The client, Metrics Media Group, LLC, runs TV ad campaigns for its customers. They contracted us to develop a methodology of attribution to help them understand which TV station-ad-spots provide the most web traffics so that they can better allocate their ads spendings.

They provided us with a dataset of minute-level web sessions tracked by Google Analytics (GA), and a log file of TV spots data (airtime, TV station, and spot rate). The first challenge was to estimate how web traffics would have evolved after a spot if the spot had never occurred, known as the baseline estimation problem or the counterfactual prediction problem. To solve this, we tried three methods on the minute-level GA sessions data: 95% trimmed mean, simple moving average, and Discrete Wavelet Transform (DWT). DWT, combined with simple moving average, worked magic.

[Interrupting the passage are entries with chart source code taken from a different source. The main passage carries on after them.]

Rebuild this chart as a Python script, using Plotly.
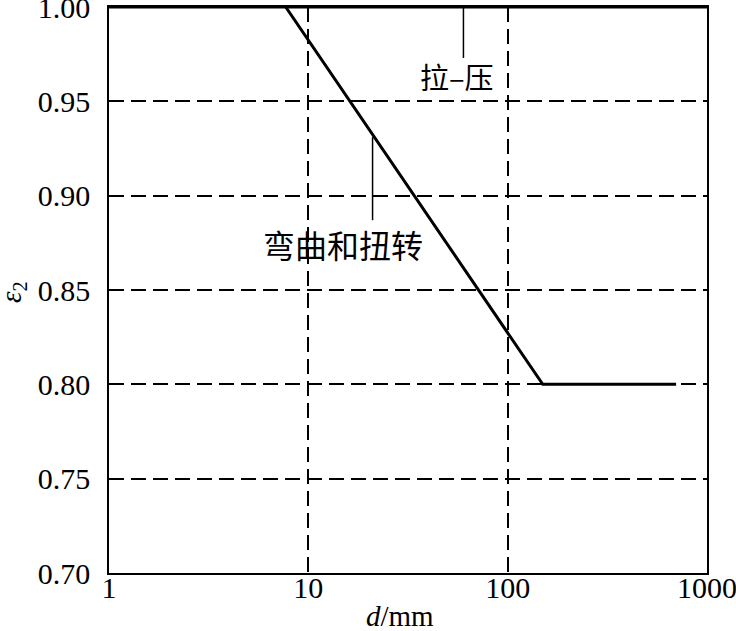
import math
import plotly.graph_objects as go

# Data
tension_d = [1, 1000]
tension_eps = [1.00, 1.00]
bending_d = [7.7, 150, 700]
bending_eps = [1.00, 0.80, 0.80]

x_tickvals = [1, 10, 100, 1000]
x_ticktext = ["1", "10", "100", "1000"]
y_tickvals = [0.70, 0.75, 0.80, 0.85, 0.90, 0.95, 1.00]
y_ticktext = ["0.70", "0.75", "0.80", "0.85", "0.90", "0.95", "1.00"]

# leader lines for labels
tension_leader_d = [60, 60]
tension_leader_eps = [1.00, 0.973]
bending_leader_d = [21, 21]
bending_leader_eps = [0.931, 0.887]
tension_label = "拉–压"
bending_label = "弯曲和扭转"
tension_label_pos = (56, 0.9635)
bending_label_pos = (15, 0.8745)

W, H = 736, 631
L, R, T, B = 109, 29, 7, 58
PW, PH = W - L - R, H - T - B

fig = go.Figure()
fig.add_trace(go.Scatter(x=tension_d, y=tension_eps, mode="lines",
                         line=dict(color="black", width=3), showlegend=False))
fig.add_trace(go.Scatter(x=bending_d, y=bending_eps, mode="lines",
                         line=dict(color="black", width=3), showlegend=False))
fig.add_trace(go.Scatter(x=tension_leader_d, y=tension_leader_eps, mode="lines",
                         line=dict(color="black", width=1.5), showlegend=False))
fig.add_trace(go.Scatter(x=bending_leader_d, y=bending_leader_eps, mode="lines",
                         line=dict(color="black", width=1.5), showlegend=False))

cjk = "Noto Sans CJK SC"
fig.add_annotation(x=math.log10(tension_label_pos[0]), y=tension_label_pos[1], xref="x", yref="y",
                   text=tension_label, showarrow=False,
                   font=dict(family=cjk, size=29, color="black"))
fig.add_annotation(x=math.log10(bending_label_pos[0]), y=bending_label_pos[1], xref="x", yref="y",
                   text=bending_label, showarrow=False,
                   font=dict(family=cjk, size=32, color="black"))

serif = "Liberation Serif, Times New Roman, serif"
# axis titles (pixel positions converted to paper coords)
fig.add_annotation(x=(400 - L) / PW, y=-(616 - (H - B)) / PH, xref="paper", yref="paper",
                   text="<i>d</i>/mm", showarrow=False, yanchor="middle",
                   font=dict(family=serif, size=29, color="black"))
fig.add_annotation(x=-(L - 13) / PW, y=((H - B) - 292) / PH, xref="paper", yref="paper",
                   text="<i>ε</i><sub>2</sub>", showarrow=False, textangle=-90,
                   xanchor="center", yanchor="middle",
                   font=dict(family=serif, size=29, color="black"))

fig.update_xaxes(type="log", range=[0, 3], tickvals=x_tickvals, ticktext=x_ticktext,
                 showline=True, linecolor="black", linewidth=1.5, mirror=True,
                 showgrid=True, gridcolor="black", gridwidth=1.5, griddash="15px,7px",
                 ticks="", ticklabelstandoff=-13, automargin=False, ticklabeloverflow="allow",
                 tickfont=dict(family=serif, size=30, color="black"),
                 zeroline=False)
fig.update_yaxes(range=[0.70, 1.00], tickvals=y_tickvals, ticktext=y_ticktext,
                 showline=True, linecolor="black", linewidth=1.5, mirror=True,
                 showgrid=True, gridcolor="black", gridwidth=1.5, griddash="15px,7px",
                 ticks="", ticklabelstandoff=11, automargin=False, ticklabeloverflow="allow",
                 tickfont=dict(family=serif, size=30, color="black"),
                 zeroline=False)

fig.update_layout(width=W, height=H, margin=dict(l=L, r=R, t=T, b=B),
                  plot_bgcolor="white", paper_bgcolor="white")

fig.write_html("out.html", config={"displayModeBar": False},
               post_script="document.body.style.margin='0';document.body.style.overflow='hidden';")
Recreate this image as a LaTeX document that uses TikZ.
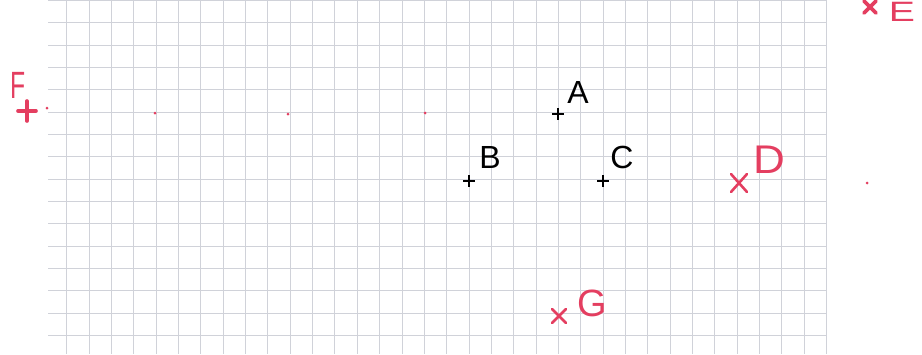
\documentclass[tikz,border=0pt]{standalone}
\usepackage{fontspec}
\setmainfont{Liberation Sans}
\usetikzlibrary{positioning}
\definecolor{gridgray}{RGB}{208,210,217}
\definecolor{penred}{RGB}{228,62,96}

\begin{document}
\begin{tikzpicture}[x=0.5pt,y=-0.5pt]
    \tikzstyle{gridline}=[gridgray, line width=0.45pt]
    \tikzstyle{blackmark}=[black, line width=1pt]
    \tikzstyle{redmark}=[penred, line width=1.3pt, line cap=round]
    \tikzstyle{letter}=[inner sep=0pt, font=\fontsize{16}{18}\selectfont]
    \tikzstyle{penletter}=[inner sep=0pt, text=penred, font=\fontsize{19}{22}\selectfont]
    \useasboundingbox (0,0) rectangle (922,354);
    \fill[white] (0,0) rectangle (922,354);
    % squared paper
    \foreach \k in {0,...,34}
        \draw[gridline] ({66.7+22.35*\k},0) -- ({66.7+22.35*\k},354);
    \foreach \j in {0,...,15}
        \draw[gridline] (48,{0.35+22.35*\j}) -- (827,{0.35+22.35*\j});
    % printed points
    \coordinate (A) at (558,114);
    \coordinate (B) at (469,181);
    \coordinate (C) at (603,181);
    \foreach \p in {A,B,C}
        \draw[blackmark] (\p) ++(-6,0) -- ++(12,0) (\p) ++(0,-6) -- ++(0,12);
    \node[letter] (labA) at (578,92) {A};
    \node[letter] (labB) at (490,157) {B};
    \node[letter] (labC) at (622,157) {C};
    % pen marks
    \coordinate (F) at (27,111);
    \coordinate (E) at (870,7);
    \coordinate (D) at (739,183);
    \coordinate (G) at (559,316);
    \draw[redmark, line width=1.8pt] (F) ++(-9,0) -- ++(18,0) (F) ++(0,-10) -- ++(0,20);
    \draw[redmark, line width=1.8pt] (E) ++(-6,-6) -- ++(12,12) (E) ++(-6,6) -- ++(12,-12);
    \draw[redmark] (D) ++(-8,-9) -- ++(16,18) (D) ++(-8,9) -- ++(16,-18);
    \draw[redmark] (G) ++(-7,-7) -- ++(14,14) (G) ++(-7,7) -- ++(14,-14);
    \node[penletter, xscale=0.65] (labF) at (18,85) {F};
    \node[penletter, xscale=1.4, font=\fontsize{14}{16}\selectfont] (labE) at (902,12) {E};
    \node[penletter, xscale=1.1, font=\fontsize{20}{22}\selectfont] (labD) at (769,160) {D};
    \node[penletter] (labG) at (592,303) {G};
    % small pen dots
    \foreach \x/\y in {47/108, 155/113, 288/114, 425/113, 867/183}
        \fill[penred] (\x,\y) circle (1.5);
\end{tikzpicture}
\end{document}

Once the baseline was estimated, the above-baseline sessions was attributed to specific TV spots. And this was where the second challenge happened, namely, how to divide the sessions among the overlapped TV spots. To solve this, we used a probabilistic model to apportion sessions based on the ratio of each spot’s rate. Lastly, we crystalized our solutions in a pipeline of generalized R scripts that the client integrated to their Azure production environment.

The client used to use a service called Quality Analytics for attribution modeling, which cost them $2500 per month. Our solution allowed the client to eliminate this cost entirely.